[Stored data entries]
** begin **

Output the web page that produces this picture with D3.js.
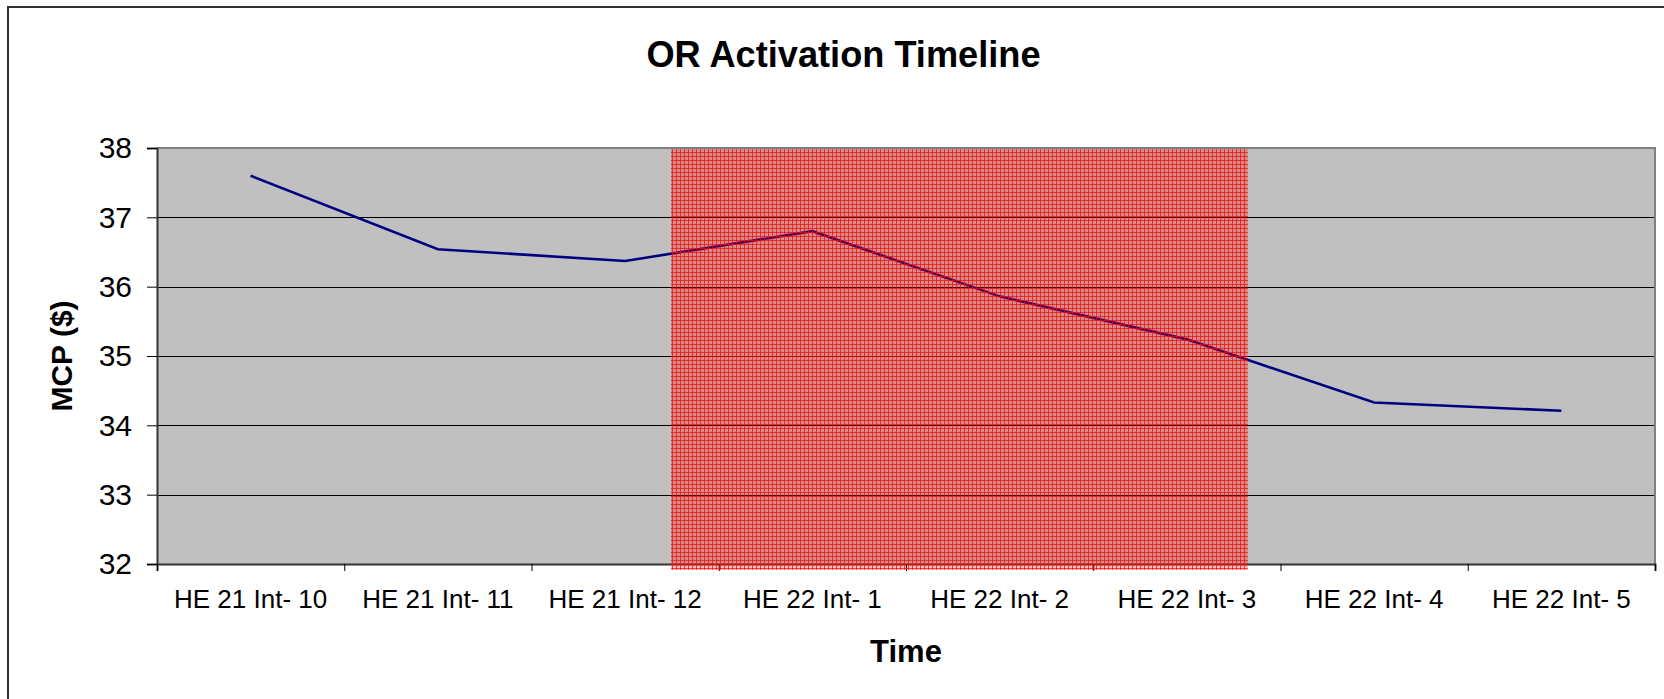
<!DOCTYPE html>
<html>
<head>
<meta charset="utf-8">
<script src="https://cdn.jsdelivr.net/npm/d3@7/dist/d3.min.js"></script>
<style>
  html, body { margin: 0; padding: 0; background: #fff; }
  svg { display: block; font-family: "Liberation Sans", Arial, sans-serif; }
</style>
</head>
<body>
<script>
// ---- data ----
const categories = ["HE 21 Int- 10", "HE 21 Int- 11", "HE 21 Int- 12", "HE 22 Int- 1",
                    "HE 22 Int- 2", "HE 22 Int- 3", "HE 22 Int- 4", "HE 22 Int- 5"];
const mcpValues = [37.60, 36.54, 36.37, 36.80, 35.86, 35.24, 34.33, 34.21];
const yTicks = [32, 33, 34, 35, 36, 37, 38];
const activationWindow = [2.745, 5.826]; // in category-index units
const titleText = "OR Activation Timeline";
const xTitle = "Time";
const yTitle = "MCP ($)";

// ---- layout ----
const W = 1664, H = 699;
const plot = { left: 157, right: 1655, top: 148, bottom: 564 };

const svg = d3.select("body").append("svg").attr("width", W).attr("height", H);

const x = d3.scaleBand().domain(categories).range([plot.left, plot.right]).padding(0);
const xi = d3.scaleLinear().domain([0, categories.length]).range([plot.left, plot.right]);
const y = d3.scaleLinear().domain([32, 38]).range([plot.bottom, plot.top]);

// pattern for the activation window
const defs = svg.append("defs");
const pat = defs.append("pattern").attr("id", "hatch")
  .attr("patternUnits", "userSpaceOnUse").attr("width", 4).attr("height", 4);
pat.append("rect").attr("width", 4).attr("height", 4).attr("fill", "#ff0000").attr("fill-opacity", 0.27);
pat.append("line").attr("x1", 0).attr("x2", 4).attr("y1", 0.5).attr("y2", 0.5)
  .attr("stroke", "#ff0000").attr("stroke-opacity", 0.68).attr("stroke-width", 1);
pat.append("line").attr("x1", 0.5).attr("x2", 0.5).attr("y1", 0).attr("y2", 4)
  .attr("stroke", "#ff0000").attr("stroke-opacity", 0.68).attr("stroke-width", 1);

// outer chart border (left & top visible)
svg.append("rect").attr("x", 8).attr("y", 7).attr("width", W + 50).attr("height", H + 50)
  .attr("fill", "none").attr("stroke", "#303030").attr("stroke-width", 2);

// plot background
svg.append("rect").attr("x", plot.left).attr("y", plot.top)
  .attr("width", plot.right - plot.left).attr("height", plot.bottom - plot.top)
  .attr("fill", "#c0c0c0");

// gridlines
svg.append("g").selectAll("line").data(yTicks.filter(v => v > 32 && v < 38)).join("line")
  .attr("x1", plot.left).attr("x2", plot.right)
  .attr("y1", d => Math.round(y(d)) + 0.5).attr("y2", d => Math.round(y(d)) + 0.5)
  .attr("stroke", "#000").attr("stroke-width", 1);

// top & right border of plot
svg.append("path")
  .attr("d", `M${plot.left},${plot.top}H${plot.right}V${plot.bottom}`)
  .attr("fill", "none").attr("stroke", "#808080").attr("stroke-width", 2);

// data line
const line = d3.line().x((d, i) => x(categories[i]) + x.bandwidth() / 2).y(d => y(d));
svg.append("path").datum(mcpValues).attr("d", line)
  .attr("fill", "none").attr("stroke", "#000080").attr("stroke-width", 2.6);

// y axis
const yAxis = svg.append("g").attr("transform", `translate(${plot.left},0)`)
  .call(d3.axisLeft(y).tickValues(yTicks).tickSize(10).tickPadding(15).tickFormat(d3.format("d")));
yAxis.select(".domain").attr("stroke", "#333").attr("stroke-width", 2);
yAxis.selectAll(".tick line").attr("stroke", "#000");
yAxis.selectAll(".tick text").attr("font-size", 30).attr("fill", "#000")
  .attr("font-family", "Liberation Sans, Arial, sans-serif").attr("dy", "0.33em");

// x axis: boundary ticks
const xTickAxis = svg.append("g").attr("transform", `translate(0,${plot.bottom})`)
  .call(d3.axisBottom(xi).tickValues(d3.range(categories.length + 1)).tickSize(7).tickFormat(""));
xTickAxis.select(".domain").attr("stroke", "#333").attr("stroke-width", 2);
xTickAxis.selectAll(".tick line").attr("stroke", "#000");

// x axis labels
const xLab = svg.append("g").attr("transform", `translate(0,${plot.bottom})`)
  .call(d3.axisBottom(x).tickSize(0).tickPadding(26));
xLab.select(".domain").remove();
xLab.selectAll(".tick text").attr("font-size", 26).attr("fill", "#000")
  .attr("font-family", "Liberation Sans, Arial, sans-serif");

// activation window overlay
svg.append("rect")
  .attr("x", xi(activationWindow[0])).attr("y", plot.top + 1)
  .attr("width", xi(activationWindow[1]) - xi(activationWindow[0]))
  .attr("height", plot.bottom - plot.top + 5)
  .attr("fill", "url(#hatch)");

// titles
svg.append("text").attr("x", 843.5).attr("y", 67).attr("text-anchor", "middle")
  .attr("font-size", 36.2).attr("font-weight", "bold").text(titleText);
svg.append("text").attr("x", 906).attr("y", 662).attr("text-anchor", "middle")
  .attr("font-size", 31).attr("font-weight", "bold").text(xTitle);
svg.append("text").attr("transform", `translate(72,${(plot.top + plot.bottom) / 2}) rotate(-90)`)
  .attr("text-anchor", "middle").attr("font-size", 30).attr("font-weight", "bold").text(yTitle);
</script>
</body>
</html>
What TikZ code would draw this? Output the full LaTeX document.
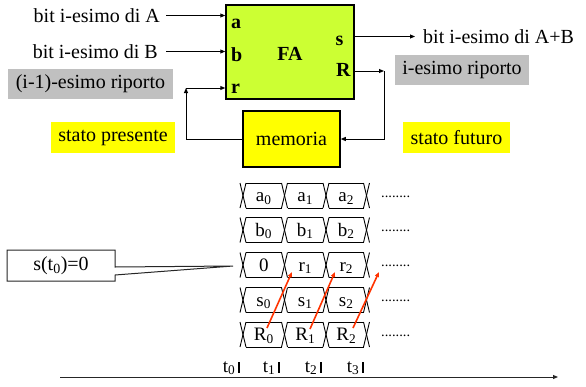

** end **

What to produce:
Write the records out again in full, exactly, and skip every picture.

Expected answer:
Output the web page that produces this picture with D3.js.
<!DOCTYPE html>
<html>
<head>
<meta charset="utf-8">
<script src="https://cdn.jsdelivr.net/npm/d3@7/dist/d3.min.js"></script>
<style>
  html, body { margin: 0; padding: 0; background: #fff; }
  svg { display: block; font-family: "Liberation Sans", Arial, sans-serif; }
</style>
</head>
<body>
<script>
// ---- data ----
const categories = ["HE 21 Int- 10", "HE 21 Int- 11", "HE 21 Int- 12", "HE 22 Int- 1",
                    "HE 22 Int- 2", "HE 22 Int- 3", "HE 22 Int- 4", "HE 22 Int- 5"];
const mcpValues = [37.60, 36.54, 36.37, 36.80, 35.86, 35.24, 34.33, 34.21];
const yTicks = [32, 33, 34, 35, 36, 37, 38];
const activationWindow = [2.745, 5.826]; // in category-index units
const titleText = "OR Activation Timeline";
const xTitle = "Time";
const yTitle = "MCP ($)";

// ---- layout ----
const W = 1664, H = 699;
const plot = { left: 157, right: 1655, top: 148, bottom: 564 };

const svg = d3.select("body").append("svg").attr("width", W).attr("height", H);

const x = d3.scaleBand().domain(categories).range([plot.left, plot.right]).padding(0);
const xi = d3.scaleLinear().domain([0, categories.length]).range([plot.left, plot.right]);
const y = d3.scaleLinear().domain([32, 38]).range([plot.bottom, plot.top]);

// pattern for the activation window
const defs = svg.append("defs");
const pat = defs.append("pattern").attr("id", "hatch")
  .attr("patternUnits", "userSpaceOnUse").attr("width", 4).attr("height", 4);
pat.append("rect").attr("width", 4).attr("height", 4).attr("fill", "#ff0000").attr("fill-opacity", 0.27);
pat.append("line").attr("x1", 0).attr("x2", 4).attr("y1", 0.5).attr("y2", 0.5)
  .attr("stroke", "#ff0000").attr("stroke-opacity", 0.68).attr("stroke-width", 1);
pat.append("line").attr("x1", 0.5).attr("x2", 0.5).attr("y1", 0).attr("y2", 4)
  .attr("stroke", "#ff0000").attr("stroke-opacity", 0.68).attr("stroke-width", 1);

// outer chart border (left & top visible)
svg.append("rect").attr("x", 8).attr("y", 7).attr("width", W + 50).attr("height", H + 50)
  .attr("fill", "none").attr("stroke", "#303030").attr("stroke-width", 2);

// plot background
svg.append("rect").attr("x", plot.left).attr("y", plot.top)
  .attr("width", plot.right - plot.left).attr("height", plot.bottom - plot.top)
  .attr("fill", "#c0c0c0");

// gridlines
svg.append("g").selectAll("line").data(yTicks.filter(v => v > 32 && v < 38)).join("line")
  .attr("x1", plot.left).attr("x2", plot.right)
  .attr("y1", d => Math.round(y(d)) + 0.5).attr("y2", d => Math.round(y(d)) + 0.5)
  .attr("stroke", "#000").attr("stroke-width", 1);

// top & right border of plot
svg.append("path")
  .attr("d", `M${plot.left},${plot.top}H${plot.right}V${plot.bottom}`)
  .attr("fill", "none").attr("stroke", "#808080").attr("stroke-width", 2);

// data line
const line = d3.line().x((d, i) => x(categories[i]) + x.bandwidth() / 2).y(d => y(d));
svg.append("path").datum(mcpValues).attr("d", line)
  .attr("fill", "none").attr("stroke", "#000080").attr("stroke-width", 2.6);

// y axis
const yAxis = svg.append("g").attr("transform", `translate(${plot.left},0)`)
  .call(d3.axisLeft(y).tickValues(yTicks).tickSize(10).tickPadding(15).tickFormat(d3.format("d")));
yAxis.select(".domain").attr("stroke", "#333").attr("stroke-width", 2);
yAxis.selectAll(".tick line").attr("stroke", "#000");
yAxis.selectAll(".tick text").attr("font-size", 30).attr("fill", "#000")
  .attr("font-family", "Liberation Sans, Arial, sans-serif").attr("dy", "0.33em");

// x axis: boundary ticks
const xTickAxis = svg.append("g").attr("transform", `translate(0,${plot.bottom})`)
  .call(d3.axisBottom(xi).tickValues(d3.range(categories.length + 1)).tickSize(7).tickFormat(""));
xTickAxis.select(".domain").attr("stroke", "#333").attr("stroke-width", 2);
xTickAxis.selectAll(".tick line").attr("stroke", "#000");

// x axis labels
const xLab = svg.append("g").attr("transform", `translate(0,${plot.bottom})`)
  .call(d3.axisBottom(x).tickSize(0).tickPadding(26));
xLab.select(".domain").remove();
xLab.selectAll(".tick text").attr("font-size", 26).attr("fill", "#000")
  .attr("font-family", "Liberation Sans, Arial, sans-serif");

// activation window overlay
svg.append("rect")
  .attr("x", xi(activationWindow[0])).attr("y", plot.top + 1)
  .attr("width", xi(activationWindow[1]) - xi(activationWindow[0]))
  .attr("height", plot.bottom - plot.top + 5)
  .attr("fill", "url(#hatch)");

// titles
svg.append("text").attr("x", 843.5).attr("y", 67).attr("text-anchor", "middle")
  .attr("font-size", 36.2).attr("font-weight", "bold").text(titleText);
svg.append("text").attr("x", 906).attr("y", 662).attr("text-anchor", "middle")
  .attr("font-size", 31).attr("font-weight", "bold").text(xTitle);
svg.append("text").attr("transform", `translate(72,${(plot.top + plot.bottom) / 2}) rotate(-90)`)
  .attr("text-anchor", "middle").attr("font-size", 30).attr("font-weight", "bold").text(yTitle);
</script>
</body>
</html>
What TikZ code would draw this? Output the full LaTeX document.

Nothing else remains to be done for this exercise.